5) Learn from Advances in Emerging Markets
Global insurance markets exhibit huge differences, from old-fashioned to leading-edge. For instance, Japan is now a very mature market featuring traditional life products, while in the US insurers still write a lot of personal lines policies through agents and telephone sales.
By contrast, Africa has completely leapfrogged legacy products and methods to adopt online and mobile phone–based transactions. And in Asia, WeChat offers a new window into the future of transacting. Using these territories as examples, it’s possible for insurers to create greenfield enterprises within their organizations to start the process of transformation.
Action point #5:
Look beyond traditional markets. Even if a firm doesn’t have operations in Africa and Asia, those markets can still provide vital lessons to enable a breakaway from legacy models.
6) Adapt to the Growing Complexity of Climate-Change Risk
Climate change is a priority issue. While some traditional lines might still appear profitable, failure to adequately evaluate climate risks could lead to catastrophic losses.
In the UK, for example, many insurers struggle to price flood risks accurately. Even one or two flood events can wipe out profits for the whole year, given that this line is not a high-margin business.
The global reinsurance market effectively aggregates all these individual risks—and it has made money above its cost of capital in only one year in the last six. That statistic speaks to both the greater incidence of climate change–driven natural catastrophes and the failure of underwriters to price them adequately. This year, the pricing environment is much more robust, and business may be more profitable.
But the complexity of the risk environment has risen, and underwriting has still not responded adequately. So, in the future there will likely be more climate events that haven’t been properly understood or priced.
Action point #6:
Recognize the increasing complexity of climate risks and evaluate them with particular care.
7) Link Investment and Business Strategy
The era of ultra-low interest rates was very tough for the insurance industry. With risk-free rates so depressed, investment returns were constrained and there was an essential focus on getting the underwriting right to stay solvent. Now, interest rates are much more attractive, while many businesses have struggled to adapt underwriting to higher inflation, particularly on the loss-cost side. And behind these changes there are bigger strategic investment issues to consider.

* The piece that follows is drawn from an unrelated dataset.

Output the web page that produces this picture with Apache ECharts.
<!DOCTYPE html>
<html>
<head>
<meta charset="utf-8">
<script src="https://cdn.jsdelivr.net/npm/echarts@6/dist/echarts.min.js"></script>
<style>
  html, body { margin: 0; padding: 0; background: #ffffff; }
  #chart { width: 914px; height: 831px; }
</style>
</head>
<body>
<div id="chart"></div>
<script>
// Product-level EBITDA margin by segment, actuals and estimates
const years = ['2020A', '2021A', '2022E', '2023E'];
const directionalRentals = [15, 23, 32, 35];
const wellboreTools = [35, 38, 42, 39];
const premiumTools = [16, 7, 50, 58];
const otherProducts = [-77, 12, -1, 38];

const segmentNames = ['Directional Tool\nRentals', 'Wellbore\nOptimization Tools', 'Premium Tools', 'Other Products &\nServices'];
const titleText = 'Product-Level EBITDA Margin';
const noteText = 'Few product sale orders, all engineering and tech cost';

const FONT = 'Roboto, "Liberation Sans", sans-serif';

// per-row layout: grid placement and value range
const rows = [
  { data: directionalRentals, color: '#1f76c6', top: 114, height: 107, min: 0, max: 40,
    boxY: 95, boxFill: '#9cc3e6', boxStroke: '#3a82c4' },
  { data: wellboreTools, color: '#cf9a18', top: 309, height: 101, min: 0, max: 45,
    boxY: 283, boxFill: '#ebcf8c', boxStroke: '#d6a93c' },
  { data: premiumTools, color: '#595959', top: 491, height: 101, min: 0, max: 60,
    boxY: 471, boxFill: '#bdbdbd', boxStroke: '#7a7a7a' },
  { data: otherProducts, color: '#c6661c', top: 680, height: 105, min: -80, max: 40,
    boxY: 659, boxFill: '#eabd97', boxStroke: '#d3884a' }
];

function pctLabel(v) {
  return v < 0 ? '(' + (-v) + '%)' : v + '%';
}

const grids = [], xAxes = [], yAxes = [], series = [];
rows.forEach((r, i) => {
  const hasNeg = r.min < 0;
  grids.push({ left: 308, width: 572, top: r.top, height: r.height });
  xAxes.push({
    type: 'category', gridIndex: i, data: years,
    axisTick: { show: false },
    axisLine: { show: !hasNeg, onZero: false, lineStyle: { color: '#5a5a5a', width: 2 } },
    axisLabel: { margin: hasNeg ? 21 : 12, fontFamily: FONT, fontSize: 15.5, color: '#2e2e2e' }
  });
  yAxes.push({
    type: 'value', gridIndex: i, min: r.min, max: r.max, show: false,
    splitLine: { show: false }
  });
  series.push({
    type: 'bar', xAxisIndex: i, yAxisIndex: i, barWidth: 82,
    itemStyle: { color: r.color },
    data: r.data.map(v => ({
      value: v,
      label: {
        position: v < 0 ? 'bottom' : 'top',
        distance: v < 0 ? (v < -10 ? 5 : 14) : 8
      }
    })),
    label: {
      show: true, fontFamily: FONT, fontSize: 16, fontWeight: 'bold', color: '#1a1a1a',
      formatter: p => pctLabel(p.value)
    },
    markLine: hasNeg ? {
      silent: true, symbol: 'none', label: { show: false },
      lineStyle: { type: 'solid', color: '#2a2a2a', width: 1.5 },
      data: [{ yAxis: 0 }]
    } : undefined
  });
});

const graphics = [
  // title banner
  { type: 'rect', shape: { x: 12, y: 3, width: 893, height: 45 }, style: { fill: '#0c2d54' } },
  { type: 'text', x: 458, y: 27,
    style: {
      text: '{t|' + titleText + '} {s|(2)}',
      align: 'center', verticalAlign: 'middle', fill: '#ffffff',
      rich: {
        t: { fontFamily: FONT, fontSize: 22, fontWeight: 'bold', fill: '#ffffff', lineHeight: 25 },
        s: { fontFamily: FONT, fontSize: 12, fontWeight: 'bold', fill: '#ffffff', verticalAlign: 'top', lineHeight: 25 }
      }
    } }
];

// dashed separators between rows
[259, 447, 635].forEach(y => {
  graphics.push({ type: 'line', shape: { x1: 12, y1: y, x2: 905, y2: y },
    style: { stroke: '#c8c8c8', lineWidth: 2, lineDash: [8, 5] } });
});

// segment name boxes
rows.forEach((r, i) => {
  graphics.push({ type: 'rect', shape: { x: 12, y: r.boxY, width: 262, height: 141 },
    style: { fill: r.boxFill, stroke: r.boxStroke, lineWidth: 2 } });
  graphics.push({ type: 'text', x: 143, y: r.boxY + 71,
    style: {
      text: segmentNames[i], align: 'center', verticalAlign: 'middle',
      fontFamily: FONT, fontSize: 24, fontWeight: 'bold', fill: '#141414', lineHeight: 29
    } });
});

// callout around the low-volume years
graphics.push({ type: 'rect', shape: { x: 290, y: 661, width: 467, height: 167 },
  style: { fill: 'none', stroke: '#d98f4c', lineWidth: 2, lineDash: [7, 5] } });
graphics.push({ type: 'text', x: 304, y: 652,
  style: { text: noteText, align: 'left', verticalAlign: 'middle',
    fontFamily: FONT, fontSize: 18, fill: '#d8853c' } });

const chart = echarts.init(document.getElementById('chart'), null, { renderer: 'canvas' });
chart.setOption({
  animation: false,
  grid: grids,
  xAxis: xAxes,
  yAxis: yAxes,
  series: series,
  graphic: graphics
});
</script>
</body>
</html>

An effective investment strategy is a function of the type of business an insurer chooses to write. Every organization has a different business strategy, but there are common factors for insurers to consider for investment purposes. For instance, CIOs must understand: the external and internal forces shaping product distribution; the type of liabilities that may be taken on the balance sheet because of evolving business strategy and how long they’ll stay there; and the probable volatility of the business returns.
Action point #7:
Ensure business and investment strategies evolve together. Are they sufficiently linked and mutually well understood?